Similarly, the five remaining items from the settlement statement, all of which are payments made by ESB for insurance premiums or property taxes, should not be deducted from the tender amount. See Paer Decl. Ex. F (March 11, 2008 HUD-1 Settlement Statement) at TG0000156 (listing amounts for an escrow hazard insurance premium, a regular hazard insurance premium, an escrow flood insurance premium, a regular flood insurance premium, and county property taxes while in escrow). In rescinding a transaction and calculating the amount to tender, "TILA specifically states that the borrower is not liable for any finance or other charge.'" Semar, 791 F.2d at 705 (quoting 15 U.S.C. § 1635(b)). Specifically, insurance premiums or other charges "for any guarantee or insurance protecting the creditor against the obligor's default or other credit loss" are included in the definition of a finance charge and should thus be deducted from a tender amount. However, insurance premiums for the benefit and protection of the borrower are not included in the definition of a finance charge and are not a loan expense to be deducted under the formula set out in Semar. Neither are property taxes.

Defendants argue, and Plaintiff does not counter, that these insurance premiums, and the payment by ESB of county property taxes, would have been the responsibility of Plaintiff had the loan transaction not occurred. The Court agrees that these insurance premiums and property taxes were the Plaintiff's payment obligations regardless of any loan transaction. Accordingly, because "[t]he equitable goal of rescission under TILA is to restore the parties to status quo ante, '" Am. Mortg. Network, Inc. v. Morales, 2012 WL 1020191, at *4 (C.D. Cal. Mar. 26, 2012), these amounts should also not be deducted from the tender amount, which thus remains at $175, 534.30.

Finally, ESB asserts that over the course of the loan, it paid a total of $23, 550.43 in real property taxes and insurance premiums (insurance that was for the protection of Plaintiff and would have existed regardless of the loan), of which $9, 246.86 was reimbursed from escrow funds to ESB, leaving an unreimbursed balance of $14, 303.57 in real property taxes and insurance premiums that ESB paid on behalf of Plaintiff. Kennedy Decl. ¶ 10. Similar to the insurance premiums and county property taxes discussed in the preceding paragraphs, these payments would have been made by Plaintiff in the absence of the loan transaction. Plaintiff has not brought forth any evidence or argument to contradict this. Consequently, $14, 303.57 is added in to the $175, 534.30 amount, bringing the final amount to be tendered to $189, 837.87.

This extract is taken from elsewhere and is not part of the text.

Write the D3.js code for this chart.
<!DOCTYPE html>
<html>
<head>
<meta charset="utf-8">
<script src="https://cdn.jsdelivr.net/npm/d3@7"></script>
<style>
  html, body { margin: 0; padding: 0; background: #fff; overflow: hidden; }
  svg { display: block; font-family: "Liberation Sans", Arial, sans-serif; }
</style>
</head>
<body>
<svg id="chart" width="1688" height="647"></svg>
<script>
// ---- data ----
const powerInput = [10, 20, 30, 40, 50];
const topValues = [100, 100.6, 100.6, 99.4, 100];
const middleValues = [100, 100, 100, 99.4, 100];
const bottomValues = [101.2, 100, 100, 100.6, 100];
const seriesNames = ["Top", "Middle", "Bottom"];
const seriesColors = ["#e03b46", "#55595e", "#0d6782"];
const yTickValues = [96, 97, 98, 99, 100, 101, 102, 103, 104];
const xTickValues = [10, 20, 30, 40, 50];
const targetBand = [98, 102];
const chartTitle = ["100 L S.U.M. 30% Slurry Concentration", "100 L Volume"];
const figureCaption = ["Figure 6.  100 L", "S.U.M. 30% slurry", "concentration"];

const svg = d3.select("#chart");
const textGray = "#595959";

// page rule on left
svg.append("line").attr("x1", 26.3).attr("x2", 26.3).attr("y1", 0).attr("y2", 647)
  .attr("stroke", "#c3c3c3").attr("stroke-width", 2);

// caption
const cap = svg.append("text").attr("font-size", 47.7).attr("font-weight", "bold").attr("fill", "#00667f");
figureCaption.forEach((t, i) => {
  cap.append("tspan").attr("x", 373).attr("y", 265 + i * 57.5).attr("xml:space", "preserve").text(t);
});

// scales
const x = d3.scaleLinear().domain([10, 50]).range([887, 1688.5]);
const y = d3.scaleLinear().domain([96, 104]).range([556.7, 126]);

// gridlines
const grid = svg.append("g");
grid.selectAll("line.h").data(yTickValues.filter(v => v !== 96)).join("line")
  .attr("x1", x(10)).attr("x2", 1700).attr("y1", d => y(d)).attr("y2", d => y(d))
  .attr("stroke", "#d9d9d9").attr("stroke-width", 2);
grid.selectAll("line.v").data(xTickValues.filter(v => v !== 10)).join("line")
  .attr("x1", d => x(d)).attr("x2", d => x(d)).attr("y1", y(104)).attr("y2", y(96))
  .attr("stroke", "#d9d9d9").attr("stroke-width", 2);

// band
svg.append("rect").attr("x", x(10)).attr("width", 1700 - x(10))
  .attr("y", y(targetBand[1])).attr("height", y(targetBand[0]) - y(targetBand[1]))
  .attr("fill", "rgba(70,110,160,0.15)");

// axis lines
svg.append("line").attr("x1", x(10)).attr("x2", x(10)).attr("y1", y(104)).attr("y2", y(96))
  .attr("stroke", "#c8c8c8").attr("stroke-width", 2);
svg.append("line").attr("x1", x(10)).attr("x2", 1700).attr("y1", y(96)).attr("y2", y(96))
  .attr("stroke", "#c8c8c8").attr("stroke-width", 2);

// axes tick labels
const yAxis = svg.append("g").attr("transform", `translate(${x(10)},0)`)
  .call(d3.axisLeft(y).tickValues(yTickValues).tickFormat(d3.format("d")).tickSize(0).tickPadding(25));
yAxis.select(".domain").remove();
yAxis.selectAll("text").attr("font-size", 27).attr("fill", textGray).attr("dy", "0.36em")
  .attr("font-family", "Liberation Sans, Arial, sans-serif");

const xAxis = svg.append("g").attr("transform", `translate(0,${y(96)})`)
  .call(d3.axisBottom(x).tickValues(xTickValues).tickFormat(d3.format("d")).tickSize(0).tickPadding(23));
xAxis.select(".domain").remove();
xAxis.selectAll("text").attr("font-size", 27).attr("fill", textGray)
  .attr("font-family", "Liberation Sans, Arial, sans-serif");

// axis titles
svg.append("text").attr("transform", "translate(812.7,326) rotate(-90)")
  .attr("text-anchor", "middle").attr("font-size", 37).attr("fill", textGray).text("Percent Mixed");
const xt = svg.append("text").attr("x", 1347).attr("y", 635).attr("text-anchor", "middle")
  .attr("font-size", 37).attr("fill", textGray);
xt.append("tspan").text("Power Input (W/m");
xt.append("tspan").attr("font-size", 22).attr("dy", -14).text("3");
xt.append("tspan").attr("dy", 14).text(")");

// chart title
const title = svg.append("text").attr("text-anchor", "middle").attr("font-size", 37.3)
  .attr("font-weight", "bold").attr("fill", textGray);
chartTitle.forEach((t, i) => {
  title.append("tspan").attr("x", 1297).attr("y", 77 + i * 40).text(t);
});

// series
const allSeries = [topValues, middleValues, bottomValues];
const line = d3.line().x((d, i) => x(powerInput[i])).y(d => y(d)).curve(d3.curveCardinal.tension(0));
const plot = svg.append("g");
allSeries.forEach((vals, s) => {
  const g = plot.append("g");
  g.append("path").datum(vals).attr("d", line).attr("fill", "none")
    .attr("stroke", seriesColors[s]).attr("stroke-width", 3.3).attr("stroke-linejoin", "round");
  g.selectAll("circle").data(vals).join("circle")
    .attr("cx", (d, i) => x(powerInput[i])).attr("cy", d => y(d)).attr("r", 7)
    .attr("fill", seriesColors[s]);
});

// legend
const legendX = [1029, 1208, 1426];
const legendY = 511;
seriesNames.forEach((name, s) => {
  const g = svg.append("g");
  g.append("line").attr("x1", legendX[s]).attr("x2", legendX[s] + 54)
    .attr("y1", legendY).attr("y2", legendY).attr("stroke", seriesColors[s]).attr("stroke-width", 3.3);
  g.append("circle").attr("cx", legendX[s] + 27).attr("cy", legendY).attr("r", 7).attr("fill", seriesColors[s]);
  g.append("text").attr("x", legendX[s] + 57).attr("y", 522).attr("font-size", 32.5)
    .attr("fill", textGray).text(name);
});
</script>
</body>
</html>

Plaintiff requests that the Court allow a reasonable amount of time for Plaintiff to tender the required amount. The Court consequently grants Plaintiff ninety (90) days from the date of this Order to repay the tender amount of $189, 837.87 to ESB. The loan shall not be rescinded, and ESB shall not be required to release its security interest in the property, until Plaintiff has actually tendered repayment. See Riopta v. Amresco Res. Mortg. Corp., 101 F.Supp.2d 1326, 1336 (D. Haw. 1999).


The Court hereby GRANTS WITH CONDITIONS Plaintiff's Motion for Partial Summary Judgment as to the TILA Rescission Claim. Plaintiff is entitled to summary judgment on its rescission claim, but must first tender $189, 837.87 to ESB, which tender should be made within ninety (90) days of the date of this Order.